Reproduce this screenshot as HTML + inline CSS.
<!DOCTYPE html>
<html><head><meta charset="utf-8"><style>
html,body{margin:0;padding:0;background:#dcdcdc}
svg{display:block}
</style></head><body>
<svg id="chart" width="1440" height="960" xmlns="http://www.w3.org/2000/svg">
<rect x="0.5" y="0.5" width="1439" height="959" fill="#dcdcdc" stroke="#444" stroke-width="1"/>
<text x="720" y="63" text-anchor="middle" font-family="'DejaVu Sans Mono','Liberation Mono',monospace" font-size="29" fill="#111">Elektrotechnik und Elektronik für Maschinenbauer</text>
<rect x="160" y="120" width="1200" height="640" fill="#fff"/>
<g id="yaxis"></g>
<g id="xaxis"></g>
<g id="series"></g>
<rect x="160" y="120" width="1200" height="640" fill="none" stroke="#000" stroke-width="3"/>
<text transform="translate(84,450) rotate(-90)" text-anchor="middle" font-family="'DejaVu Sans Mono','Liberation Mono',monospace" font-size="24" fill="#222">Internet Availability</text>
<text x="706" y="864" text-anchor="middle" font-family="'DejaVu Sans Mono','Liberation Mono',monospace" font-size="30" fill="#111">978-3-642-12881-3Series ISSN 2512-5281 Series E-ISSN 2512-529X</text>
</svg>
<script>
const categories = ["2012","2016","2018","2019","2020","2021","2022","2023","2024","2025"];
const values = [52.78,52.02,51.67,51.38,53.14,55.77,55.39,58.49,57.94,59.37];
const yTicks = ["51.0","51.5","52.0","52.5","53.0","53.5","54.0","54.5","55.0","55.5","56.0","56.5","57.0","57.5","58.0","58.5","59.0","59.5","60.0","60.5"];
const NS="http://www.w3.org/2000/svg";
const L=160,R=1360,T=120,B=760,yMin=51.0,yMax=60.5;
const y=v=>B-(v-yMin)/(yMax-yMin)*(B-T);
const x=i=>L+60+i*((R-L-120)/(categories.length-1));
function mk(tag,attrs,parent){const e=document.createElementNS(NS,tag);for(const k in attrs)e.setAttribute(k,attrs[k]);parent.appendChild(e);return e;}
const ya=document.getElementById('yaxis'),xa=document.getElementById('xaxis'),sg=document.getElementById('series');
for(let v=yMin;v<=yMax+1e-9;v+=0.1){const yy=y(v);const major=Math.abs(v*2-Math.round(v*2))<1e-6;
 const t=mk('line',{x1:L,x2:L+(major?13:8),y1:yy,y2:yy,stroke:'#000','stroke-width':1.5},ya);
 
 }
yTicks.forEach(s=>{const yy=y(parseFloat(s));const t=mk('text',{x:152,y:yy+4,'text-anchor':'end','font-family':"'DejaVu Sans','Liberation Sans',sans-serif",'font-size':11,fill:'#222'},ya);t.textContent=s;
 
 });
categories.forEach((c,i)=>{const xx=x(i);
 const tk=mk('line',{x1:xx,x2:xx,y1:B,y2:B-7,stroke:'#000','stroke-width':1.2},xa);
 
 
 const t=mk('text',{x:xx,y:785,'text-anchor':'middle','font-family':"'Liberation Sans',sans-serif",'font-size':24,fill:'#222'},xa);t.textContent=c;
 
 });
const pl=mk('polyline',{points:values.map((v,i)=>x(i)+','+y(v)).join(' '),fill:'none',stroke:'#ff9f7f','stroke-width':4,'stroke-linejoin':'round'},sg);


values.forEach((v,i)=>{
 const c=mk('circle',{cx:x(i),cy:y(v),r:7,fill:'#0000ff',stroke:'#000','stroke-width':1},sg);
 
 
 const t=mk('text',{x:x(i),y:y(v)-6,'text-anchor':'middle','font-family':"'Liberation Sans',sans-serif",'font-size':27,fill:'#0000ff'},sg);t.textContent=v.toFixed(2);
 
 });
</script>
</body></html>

______

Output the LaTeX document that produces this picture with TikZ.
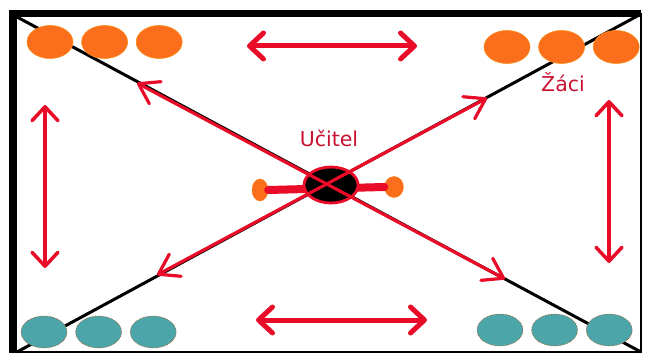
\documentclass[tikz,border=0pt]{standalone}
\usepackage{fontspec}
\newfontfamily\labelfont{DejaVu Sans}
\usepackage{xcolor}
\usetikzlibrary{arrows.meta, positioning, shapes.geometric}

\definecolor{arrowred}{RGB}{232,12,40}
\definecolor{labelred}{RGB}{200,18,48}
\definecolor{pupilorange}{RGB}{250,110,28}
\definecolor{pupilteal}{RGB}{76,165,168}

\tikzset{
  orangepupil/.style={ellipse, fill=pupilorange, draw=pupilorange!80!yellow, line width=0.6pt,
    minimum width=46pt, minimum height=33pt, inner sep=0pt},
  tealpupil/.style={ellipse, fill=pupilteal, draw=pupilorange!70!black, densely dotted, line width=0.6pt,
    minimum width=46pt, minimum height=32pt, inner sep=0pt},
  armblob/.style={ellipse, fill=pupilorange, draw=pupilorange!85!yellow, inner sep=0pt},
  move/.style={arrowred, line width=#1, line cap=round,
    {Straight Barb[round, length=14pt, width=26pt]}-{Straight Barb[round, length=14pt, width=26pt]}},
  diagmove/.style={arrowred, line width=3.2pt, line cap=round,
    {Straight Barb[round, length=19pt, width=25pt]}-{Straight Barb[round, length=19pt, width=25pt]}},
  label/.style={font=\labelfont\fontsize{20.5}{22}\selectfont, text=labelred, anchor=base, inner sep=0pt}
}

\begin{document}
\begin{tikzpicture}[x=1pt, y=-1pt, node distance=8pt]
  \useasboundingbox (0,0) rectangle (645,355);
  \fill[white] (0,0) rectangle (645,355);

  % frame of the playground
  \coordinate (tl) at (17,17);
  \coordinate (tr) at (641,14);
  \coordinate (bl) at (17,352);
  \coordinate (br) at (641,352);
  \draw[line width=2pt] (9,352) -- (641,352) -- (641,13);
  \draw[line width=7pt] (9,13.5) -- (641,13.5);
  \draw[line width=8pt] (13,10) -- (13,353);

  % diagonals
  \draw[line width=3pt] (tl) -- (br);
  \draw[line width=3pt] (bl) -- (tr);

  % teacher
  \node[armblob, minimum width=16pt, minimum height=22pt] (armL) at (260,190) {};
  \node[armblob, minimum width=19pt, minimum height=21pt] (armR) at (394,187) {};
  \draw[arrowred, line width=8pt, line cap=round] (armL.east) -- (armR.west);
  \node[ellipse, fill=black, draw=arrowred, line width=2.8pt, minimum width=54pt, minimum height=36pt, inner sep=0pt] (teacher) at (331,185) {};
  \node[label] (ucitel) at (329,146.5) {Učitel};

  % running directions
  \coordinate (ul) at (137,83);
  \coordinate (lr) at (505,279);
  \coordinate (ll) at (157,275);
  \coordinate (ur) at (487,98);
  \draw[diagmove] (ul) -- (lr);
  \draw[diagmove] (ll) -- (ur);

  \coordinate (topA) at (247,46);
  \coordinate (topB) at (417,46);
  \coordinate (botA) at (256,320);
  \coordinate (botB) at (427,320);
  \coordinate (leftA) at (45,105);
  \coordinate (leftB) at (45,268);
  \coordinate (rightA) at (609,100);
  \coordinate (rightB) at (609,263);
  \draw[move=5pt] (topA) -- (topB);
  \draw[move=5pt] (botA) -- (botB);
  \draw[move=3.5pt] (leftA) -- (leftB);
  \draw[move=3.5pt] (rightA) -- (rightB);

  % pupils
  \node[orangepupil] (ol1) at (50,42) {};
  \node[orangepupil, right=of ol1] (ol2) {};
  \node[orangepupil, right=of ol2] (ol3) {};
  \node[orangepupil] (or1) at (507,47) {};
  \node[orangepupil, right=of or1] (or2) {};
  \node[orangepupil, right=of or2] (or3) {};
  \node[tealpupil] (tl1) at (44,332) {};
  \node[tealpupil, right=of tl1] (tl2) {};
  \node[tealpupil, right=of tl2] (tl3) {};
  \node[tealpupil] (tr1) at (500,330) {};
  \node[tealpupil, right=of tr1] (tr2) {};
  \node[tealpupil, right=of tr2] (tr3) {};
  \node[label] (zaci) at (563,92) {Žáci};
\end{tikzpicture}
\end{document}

______

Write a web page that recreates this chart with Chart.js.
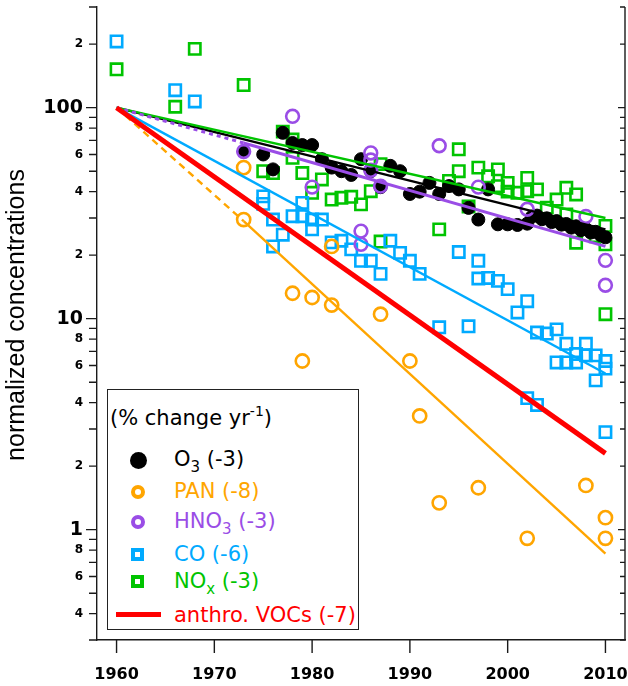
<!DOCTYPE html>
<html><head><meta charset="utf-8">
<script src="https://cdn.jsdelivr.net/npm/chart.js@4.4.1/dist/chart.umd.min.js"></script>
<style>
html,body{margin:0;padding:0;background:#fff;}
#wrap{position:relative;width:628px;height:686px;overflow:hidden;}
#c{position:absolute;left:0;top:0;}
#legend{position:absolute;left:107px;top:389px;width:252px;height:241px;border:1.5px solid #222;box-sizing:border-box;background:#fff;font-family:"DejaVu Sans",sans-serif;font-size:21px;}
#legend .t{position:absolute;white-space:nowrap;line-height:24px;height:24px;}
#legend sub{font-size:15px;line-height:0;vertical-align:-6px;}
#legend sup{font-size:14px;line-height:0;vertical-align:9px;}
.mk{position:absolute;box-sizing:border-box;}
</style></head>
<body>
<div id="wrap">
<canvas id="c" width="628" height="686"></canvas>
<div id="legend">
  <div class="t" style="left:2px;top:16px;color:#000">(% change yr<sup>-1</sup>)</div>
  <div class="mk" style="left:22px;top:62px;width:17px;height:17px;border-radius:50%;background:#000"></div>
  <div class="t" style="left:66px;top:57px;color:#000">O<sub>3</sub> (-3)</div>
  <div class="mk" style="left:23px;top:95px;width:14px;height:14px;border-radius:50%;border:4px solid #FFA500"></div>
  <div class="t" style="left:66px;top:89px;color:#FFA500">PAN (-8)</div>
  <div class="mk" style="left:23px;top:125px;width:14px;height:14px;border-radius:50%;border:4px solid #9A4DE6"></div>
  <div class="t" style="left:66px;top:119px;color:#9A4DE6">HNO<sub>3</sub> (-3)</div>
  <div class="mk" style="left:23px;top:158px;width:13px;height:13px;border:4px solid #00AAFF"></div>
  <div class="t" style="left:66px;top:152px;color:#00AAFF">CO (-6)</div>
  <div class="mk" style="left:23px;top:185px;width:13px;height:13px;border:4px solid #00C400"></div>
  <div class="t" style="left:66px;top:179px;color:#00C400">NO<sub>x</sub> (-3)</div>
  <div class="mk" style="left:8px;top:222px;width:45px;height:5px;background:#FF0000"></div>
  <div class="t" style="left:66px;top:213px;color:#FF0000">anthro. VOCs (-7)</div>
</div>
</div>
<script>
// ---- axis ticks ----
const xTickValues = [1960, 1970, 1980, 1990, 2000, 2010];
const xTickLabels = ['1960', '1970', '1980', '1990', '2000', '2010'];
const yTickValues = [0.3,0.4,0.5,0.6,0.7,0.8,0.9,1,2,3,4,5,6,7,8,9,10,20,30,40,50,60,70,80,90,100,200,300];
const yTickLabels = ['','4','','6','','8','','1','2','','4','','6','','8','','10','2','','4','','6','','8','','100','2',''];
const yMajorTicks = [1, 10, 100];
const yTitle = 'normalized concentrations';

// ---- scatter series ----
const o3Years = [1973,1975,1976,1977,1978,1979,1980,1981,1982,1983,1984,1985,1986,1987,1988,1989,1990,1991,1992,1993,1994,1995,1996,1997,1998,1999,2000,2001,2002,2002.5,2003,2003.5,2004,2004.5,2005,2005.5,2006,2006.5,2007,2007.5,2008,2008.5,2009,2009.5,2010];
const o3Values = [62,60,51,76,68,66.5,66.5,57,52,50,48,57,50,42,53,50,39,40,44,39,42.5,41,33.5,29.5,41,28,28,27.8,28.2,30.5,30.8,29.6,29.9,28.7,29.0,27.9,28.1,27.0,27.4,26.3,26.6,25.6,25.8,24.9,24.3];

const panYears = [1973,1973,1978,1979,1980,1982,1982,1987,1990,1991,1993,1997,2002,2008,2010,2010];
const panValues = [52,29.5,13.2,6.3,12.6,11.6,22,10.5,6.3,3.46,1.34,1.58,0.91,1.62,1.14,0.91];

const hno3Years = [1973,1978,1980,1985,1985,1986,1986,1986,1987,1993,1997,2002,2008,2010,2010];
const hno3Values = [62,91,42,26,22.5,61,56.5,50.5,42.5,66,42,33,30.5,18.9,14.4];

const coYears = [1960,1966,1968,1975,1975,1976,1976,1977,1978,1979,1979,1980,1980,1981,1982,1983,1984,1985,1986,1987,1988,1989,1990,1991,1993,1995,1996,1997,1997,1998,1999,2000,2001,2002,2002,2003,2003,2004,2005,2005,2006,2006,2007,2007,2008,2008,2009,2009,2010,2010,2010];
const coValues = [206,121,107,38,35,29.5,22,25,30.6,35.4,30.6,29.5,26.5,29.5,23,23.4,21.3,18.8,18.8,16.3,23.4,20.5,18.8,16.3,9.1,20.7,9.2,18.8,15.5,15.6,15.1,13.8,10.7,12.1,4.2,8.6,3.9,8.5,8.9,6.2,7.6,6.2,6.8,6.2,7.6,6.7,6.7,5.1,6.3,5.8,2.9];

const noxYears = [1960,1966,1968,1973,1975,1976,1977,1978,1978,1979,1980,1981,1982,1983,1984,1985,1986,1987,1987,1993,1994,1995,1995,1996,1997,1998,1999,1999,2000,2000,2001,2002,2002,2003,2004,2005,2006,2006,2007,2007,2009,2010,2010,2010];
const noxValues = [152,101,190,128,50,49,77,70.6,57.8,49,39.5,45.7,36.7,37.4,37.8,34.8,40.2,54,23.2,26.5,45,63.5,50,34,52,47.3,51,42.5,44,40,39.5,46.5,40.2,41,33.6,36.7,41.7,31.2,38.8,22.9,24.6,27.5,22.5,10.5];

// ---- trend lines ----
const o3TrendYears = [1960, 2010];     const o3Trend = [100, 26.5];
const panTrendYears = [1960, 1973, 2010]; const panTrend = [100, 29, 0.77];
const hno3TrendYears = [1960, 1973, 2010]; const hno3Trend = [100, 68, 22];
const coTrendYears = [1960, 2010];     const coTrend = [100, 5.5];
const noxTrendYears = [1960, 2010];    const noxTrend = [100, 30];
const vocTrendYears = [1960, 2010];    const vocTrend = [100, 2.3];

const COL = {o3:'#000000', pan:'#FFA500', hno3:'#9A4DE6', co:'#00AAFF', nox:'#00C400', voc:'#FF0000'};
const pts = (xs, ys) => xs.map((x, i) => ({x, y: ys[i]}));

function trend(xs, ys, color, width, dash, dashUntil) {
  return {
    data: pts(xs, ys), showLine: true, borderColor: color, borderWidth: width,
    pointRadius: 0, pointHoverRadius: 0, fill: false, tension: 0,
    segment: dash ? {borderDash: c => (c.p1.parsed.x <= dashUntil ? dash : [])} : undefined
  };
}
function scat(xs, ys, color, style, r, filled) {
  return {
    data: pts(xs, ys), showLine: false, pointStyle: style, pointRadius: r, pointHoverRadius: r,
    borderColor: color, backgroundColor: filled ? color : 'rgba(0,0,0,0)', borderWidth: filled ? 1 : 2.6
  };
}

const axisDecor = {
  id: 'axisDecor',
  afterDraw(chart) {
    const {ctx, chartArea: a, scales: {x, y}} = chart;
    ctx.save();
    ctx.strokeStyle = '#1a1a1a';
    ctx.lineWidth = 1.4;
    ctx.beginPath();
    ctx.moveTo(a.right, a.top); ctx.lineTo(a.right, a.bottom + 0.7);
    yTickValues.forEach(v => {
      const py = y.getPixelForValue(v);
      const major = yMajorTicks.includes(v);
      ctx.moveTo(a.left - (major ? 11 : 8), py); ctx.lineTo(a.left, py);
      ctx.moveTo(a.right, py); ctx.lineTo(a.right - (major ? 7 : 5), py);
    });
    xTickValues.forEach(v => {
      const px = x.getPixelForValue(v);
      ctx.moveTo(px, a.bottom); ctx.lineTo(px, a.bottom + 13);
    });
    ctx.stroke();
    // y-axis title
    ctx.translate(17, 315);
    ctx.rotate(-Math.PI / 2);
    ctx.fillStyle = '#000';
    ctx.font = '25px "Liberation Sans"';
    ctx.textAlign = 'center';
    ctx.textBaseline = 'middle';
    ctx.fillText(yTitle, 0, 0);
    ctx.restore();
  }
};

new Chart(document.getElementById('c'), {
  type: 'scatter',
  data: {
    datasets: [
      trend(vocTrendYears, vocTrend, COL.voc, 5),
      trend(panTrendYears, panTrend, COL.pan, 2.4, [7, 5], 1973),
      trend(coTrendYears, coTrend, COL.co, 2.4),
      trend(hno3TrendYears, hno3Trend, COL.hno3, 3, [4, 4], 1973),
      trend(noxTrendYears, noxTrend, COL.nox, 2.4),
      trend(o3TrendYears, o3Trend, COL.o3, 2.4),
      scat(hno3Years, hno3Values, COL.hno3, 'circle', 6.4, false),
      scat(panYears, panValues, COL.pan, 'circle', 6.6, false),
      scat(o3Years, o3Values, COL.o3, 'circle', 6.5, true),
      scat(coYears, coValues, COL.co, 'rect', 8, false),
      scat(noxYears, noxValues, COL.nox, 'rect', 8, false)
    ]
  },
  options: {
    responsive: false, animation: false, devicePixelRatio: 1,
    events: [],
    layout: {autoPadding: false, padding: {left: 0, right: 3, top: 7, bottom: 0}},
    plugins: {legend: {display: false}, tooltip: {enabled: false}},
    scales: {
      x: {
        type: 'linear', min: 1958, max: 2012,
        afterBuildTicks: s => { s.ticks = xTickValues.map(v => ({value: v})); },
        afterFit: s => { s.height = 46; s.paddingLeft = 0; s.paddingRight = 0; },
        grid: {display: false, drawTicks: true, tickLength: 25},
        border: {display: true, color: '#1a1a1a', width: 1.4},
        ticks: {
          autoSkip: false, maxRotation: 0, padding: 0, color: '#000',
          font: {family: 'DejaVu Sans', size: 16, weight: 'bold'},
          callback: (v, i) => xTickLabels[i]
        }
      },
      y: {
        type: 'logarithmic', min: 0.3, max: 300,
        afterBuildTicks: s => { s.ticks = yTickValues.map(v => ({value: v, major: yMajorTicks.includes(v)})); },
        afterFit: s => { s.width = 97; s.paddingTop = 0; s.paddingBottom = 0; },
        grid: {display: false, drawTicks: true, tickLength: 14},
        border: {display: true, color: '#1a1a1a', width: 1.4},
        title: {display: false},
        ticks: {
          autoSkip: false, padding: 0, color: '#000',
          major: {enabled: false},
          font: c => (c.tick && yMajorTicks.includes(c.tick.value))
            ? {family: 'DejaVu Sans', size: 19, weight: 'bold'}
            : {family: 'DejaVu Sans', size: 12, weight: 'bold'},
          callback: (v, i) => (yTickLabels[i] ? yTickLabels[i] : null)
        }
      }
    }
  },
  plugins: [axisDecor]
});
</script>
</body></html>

______

_To be done_
Extract all lines from the data in which "that" is found.

_Solved exercise_
Output the LaTeX document that produces this picture with TikZ.
Write a web page that recreates this chart with Chart.js.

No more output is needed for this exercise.